7 Amazing Secrets of Everyday Things You Probably Didn’t Know Existed
We are so used to seeing certain everyday things that we just don’t pay attention to details. But very often the most ingenious ideas or fascinating stories are hidden behind some unremarkable features.
With that in mind, we at Bright Side have gathered together the 7 most stunning secrets of familiar things that no one noticed.
A mysterious tram’s zigzag
If you look closely at a tram’s overhead lines, you’ll see that its contact wires zigzag back and forth instead of going in a straight line.
The thing is that all trams have pantographs attached to their roofs. The upper part of the pantograph is gradually worn down by the overhead wire and eventually needs to be replaced. To wear it down evenly, the wire is not installed strictly along the tram’s path but in zigzag patterns. As the tram moves, the pantograph slides along the wire and it wears down evenly.
Who killed the King?
In the standard French deck of cards, the King of Hearts is depicted rather strangely. He’s the only king without a mustache, and, moreover, he’s the only king who appears to be sticking his sword into his head. There are several theories in this regard.
- The first hypothesis suggests that originally, the King of Hearts wielded an ax in his left hand. However, as a result of centuries of bad copying by card makers, the king’s ax has disappeared, and it has become more like a sword.
- Another theory claims that the King of Hearts represents the emotionally disturbed Charles VII (King of France). According to popular belief, the King went insane and put a sword through his head from fear of being poisoned.
- Some historians also argue that the King of Hearts represents Ajax the Great, while the Queen of Hearts is Helen of Troy, the most beautiful woman in the world. Ajax was one of the suitors of Helen. But when the woman refused him, he chose to commit suicide by stabbing himself with his own sword.
The Royal Coat of Arms of the United Kingdom
The British coins of one, two, five, ten, twenty, and fifty pence depict sections of The Royal Coat of Arms that form the whole shield when placed together. However, the pound coin depicts the entire shield of arms on the reverse. It’s just a brilliant idea, isn’t it?

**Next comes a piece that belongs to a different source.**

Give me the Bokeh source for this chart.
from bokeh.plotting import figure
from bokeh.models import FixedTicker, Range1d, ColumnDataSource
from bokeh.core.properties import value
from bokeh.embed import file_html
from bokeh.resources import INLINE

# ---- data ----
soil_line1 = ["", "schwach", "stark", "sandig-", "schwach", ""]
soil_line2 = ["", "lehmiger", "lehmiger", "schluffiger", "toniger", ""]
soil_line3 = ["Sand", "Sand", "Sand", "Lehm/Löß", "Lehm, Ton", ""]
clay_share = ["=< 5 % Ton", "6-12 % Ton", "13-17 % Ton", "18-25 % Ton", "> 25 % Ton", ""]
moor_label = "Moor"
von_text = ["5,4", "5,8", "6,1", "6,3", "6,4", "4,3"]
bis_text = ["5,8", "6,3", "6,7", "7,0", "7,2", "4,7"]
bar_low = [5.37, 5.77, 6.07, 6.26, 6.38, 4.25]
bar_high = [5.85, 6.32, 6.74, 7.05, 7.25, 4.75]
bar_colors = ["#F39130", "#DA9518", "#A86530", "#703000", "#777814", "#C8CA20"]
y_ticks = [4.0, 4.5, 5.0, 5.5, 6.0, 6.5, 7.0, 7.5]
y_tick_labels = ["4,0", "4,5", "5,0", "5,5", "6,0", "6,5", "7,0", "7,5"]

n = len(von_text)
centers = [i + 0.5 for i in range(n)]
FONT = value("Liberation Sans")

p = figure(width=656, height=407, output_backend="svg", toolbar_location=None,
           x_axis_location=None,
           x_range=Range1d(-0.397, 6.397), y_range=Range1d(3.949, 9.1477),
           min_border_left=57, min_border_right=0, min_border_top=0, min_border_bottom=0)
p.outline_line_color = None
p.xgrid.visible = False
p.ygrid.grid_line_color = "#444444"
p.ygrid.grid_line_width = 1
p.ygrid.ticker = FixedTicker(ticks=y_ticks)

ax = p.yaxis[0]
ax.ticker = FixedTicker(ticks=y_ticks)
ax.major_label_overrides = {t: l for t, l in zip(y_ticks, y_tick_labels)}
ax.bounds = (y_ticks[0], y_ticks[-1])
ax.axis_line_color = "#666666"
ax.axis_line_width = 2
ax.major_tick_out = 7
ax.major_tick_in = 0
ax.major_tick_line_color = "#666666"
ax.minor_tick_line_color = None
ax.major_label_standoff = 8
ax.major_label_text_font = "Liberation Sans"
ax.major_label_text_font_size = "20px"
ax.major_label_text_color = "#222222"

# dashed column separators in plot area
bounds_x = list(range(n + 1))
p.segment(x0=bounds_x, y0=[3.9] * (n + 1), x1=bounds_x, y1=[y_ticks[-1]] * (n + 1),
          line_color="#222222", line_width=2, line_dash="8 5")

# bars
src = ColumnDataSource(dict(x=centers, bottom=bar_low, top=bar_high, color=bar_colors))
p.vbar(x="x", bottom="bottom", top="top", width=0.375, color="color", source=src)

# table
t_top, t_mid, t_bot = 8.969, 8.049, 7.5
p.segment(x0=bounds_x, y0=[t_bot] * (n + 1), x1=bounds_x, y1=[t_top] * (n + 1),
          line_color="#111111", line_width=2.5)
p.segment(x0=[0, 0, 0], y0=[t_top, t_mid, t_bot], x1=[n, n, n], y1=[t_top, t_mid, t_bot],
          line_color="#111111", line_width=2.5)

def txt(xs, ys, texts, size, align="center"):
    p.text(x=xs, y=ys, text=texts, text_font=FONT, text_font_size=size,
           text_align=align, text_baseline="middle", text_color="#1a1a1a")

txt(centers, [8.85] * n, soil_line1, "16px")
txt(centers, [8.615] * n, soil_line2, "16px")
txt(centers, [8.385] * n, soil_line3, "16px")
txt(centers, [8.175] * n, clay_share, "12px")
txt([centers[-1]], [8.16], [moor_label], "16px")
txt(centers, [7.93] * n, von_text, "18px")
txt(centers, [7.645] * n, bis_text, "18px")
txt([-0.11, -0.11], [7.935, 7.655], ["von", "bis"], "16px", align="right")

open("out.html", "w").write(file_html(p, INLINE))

Open jar symbols on cosmetic packaging
The little open jar icon is the PAO (Period After Opening) symbol that informs consumers of the determined period of time a product may be used after opening without any harm to the consumer.

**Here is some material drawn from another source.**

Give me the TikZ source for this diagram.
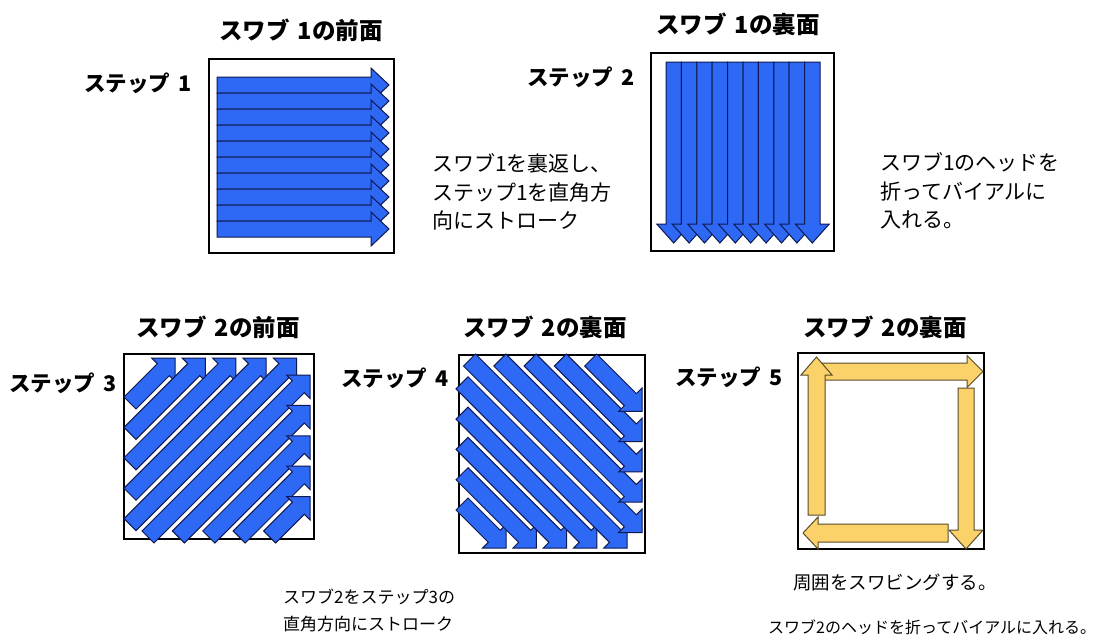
\documentclass[tikz,border=0pt]{standalone}
\usepackage{fontspec}
\setmainfont{Noto Sans CJK JP}
\definecolor{swblue}{RGB}{45,105,245}
\definecolor{swnavy}{RGB}{15,25,80}
\definecolor{swyel}{RGB}{250,210,105}
\definecolor{swbrown}{RGB}{90,75,45}
\newcommand{\blkarrow}[8]{%
\begin{scope}[shift={(#2,#3)},rotate=#4]
\draw[#1] (0,-#6) -- ({#5-#8},-#6) -- ({#5-#8},-#7) -- (#5,0) -- ({#5-#8},#7) -- ({#5-#8},#6) -- (0,#6) -- cycle;
\end{scope}}
\begin{document}
\begin{tikzpicture}[x=1pt,y=-1pt,
  bluearr/.style={fill=swblue,draw=swnavy,line width=1pt,line join=miter},
  yelarr/.style={fill=swyel,draw=swbrown,line width=1pt,line join=miter},
  swbox/.style={draw=black,line width=1.2pt},
  ttl/.style={font=\bfseries\fontsize{23.5}{27}\selectfont,inner sep=0pt},
  stp/.style={font=\bfseries\fontsize{21.5}{25}\selectfont,inner sep=0pt},
  body/.style={font=\fontsize{21}{28.5}\selectfont,align=left,inner sep=0pt,anchor=west},
  bodys/.style={font=\fontsize{17}{27}\selectfont,align=left,inner sep=0pt,anchor=west}]
\useasboundingbox (0,0) rectangle (1101,641);
\fill[white] (0,0) rectangle (1101,641);

% ---------- titles ----------
\node[ttl] (t1) at (301,30) {スワブ\hspace{0.35em}1の前面};
\node[ttl] (t2) at (738,24) {スワブ\hspace{0.35em}1の裏面};
\node[stp] (s1) at (138,83) {ステップ\hspace{0.4em}1};
\node[stp] (s2) at (581,77) {ステップ\hspace{0.4em}2};
\node[ttl] (t3) at (218,327) {スワブ\hspace{0.35em}2の前面};
\node[ttl] (t4) at (545,327) {スワブ\hspace{0.35em}2の裏面};
\node[ttl] (t5) at (885,327) {スワブ\hspace{0.35em}2の裏面};
\node[stp] (s3) at (63,383) {ステップ\hspace{0.4em}3};
\node[stp] (s4) at (395,378) {ステップ\hspace{0.4em}4};
\node[stp] (s5) at (729,377) {ステップ\hspace{0.4em}5};

% ---------- box 1 ----------
\draw[swbox] (209,59) rectangle (394,253);
\foreach \k in {0,...,9}{
  \pgfmathsetmacro\cy{85+16*\k}
  \blkarrow{bluearr}{217}{\cy}{0}{172}{8}{17}{18}
}

% ---------- box 2 ----------
\draw[swbox] (651,53) rectangle (834,251);
\foreach \k in {0,...,9}{
  \pgfmathsetmacro\cx{673.7+15.4*\k}
  \blkarrow{bluearr}{\cx}{62}{-90}{181}{7.7}{17}{19}
}

% ---------- box 3 ----------
\draw[swbox] (124,354) rectangle (314,539);
\foreach \k in {0,...,9}{
  \pgfmathsetmacro\cc{533+30.4*\k}
  \pgfmathsetmacro\ty{min(\cc-130,537)}
  \pgfmathsetmacro\tx{\cc-\ty}
  \pgfmathsetmacro\px{min(\cc-358,310)}
  \pgfmathsetmacro\len{(\px-\tx)*1.41421}
  \blkarrow{bluearr}{\tx}{\ty}{45}{\len}{8.5}{16.5}{16.5}
}

% ---------- box 4 ----------
\draw[swbox] (459,355) rectangle (645,553);
\foreach \k in {0,...,9}{
  \pgfmathsetmacro\dd{-42+30.3*\k}
  \pgfmathsetmacro\tx{max(\dd+360,462)}
  \pgfmathsetmacro\ty{\tx-\dd}
  \pgfmathsetmacro\px{min(642,548+\dd)}
  \pgfmathsetmacro\len{(\px-\tx)*1.41421}
  \blkarrow{bluearr}{\tx}{\ty}{-45}{\len}{8.5}{16.5}{16.5}
}

% ---------- box 5 ----------
\draw[swbox] (798,353) rectangle (984,549);
\blkarrow{yelarr}{812}{371.5}{0}{171}{8.5}{16}{16}
\blkarrow{yelarr}{966}{388}{-90}{161}{8}{17}{19}
\blkarrow{yelarr}{948}{533}{180}{145}{9}{16}{15}
\blkarrow{yelarr}{816.5}{515}{90}{158}{8.5}{15.5}{18}

% ---------- body texts ----------
\node[body] (b1) at (432,192) {スワブ1を裏返し、\\ステップ1を直角方\\向にストローク};
\node[body] (b2) at (880,191) {スワブ1のヘッドを\\折ってバイアルに\\入れる。};
\node[bodys] (b3) at (283,610.5) {スワブ2をステップ3の\\直角方向にストローク};
\node[bodys,font=\fontsize{18.5}{22}\selectfont] (b4) at (793,583) {周囲をスワビングする。};
\node[bodys,font=\fontsize{16}{20}\selectfont] (b5) at (768,627) {スワブ2のヘッドを折ってバイアルに入れる。};
\end{tikzpicture}
\end{document}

This symbol, featuring a number followed by the letter "M" (months), can be seen on almost all cosmetic products. This number inside the jar graphic tells you how long the product will stay good after the package is unsealed.
The Statue of Liberty’s crown
Everyone has seen the Statue of Liberty either in person or in pictures. However, only a few people know that the seven spikes on the crown of this statue represent the seven oceans and the seven continents of the world, indicating the universal concept of liberty. And one more interesting fact: each spike weighs exactly 150 pounds.
Blank pages in books
You have probably noticed that many books have a few blank pages at the beginning and/or end. Why are they there?
Book pages are often printed on large sheets of paper rather than on small individual ones. That’s why if there isn’t enough content to fill these large sheets, there will be blank pages. Publishers often print the word "Notes" or leave some other sign on them so that readers don’t think they’ve encountered a publishing mistake.
Have you ever wondered why classic toothpaste has stripes of three colors: white, blue, and red? It turns out that each stripe has different ingredients and purposes.
- Fluoride (white component) is the most valuable ingredient in toothpaste, containing substances that whiten the teeth and remove plaque.
- Blue (or green) aqua gel has antimicrobial and breath-freshening effects.
- Red gel was added later. It contains some crucial elements for healthy gums.
In fact, dividing the toothpaste up with different colors isn’t necessary. It’s just a clever marketing strategy.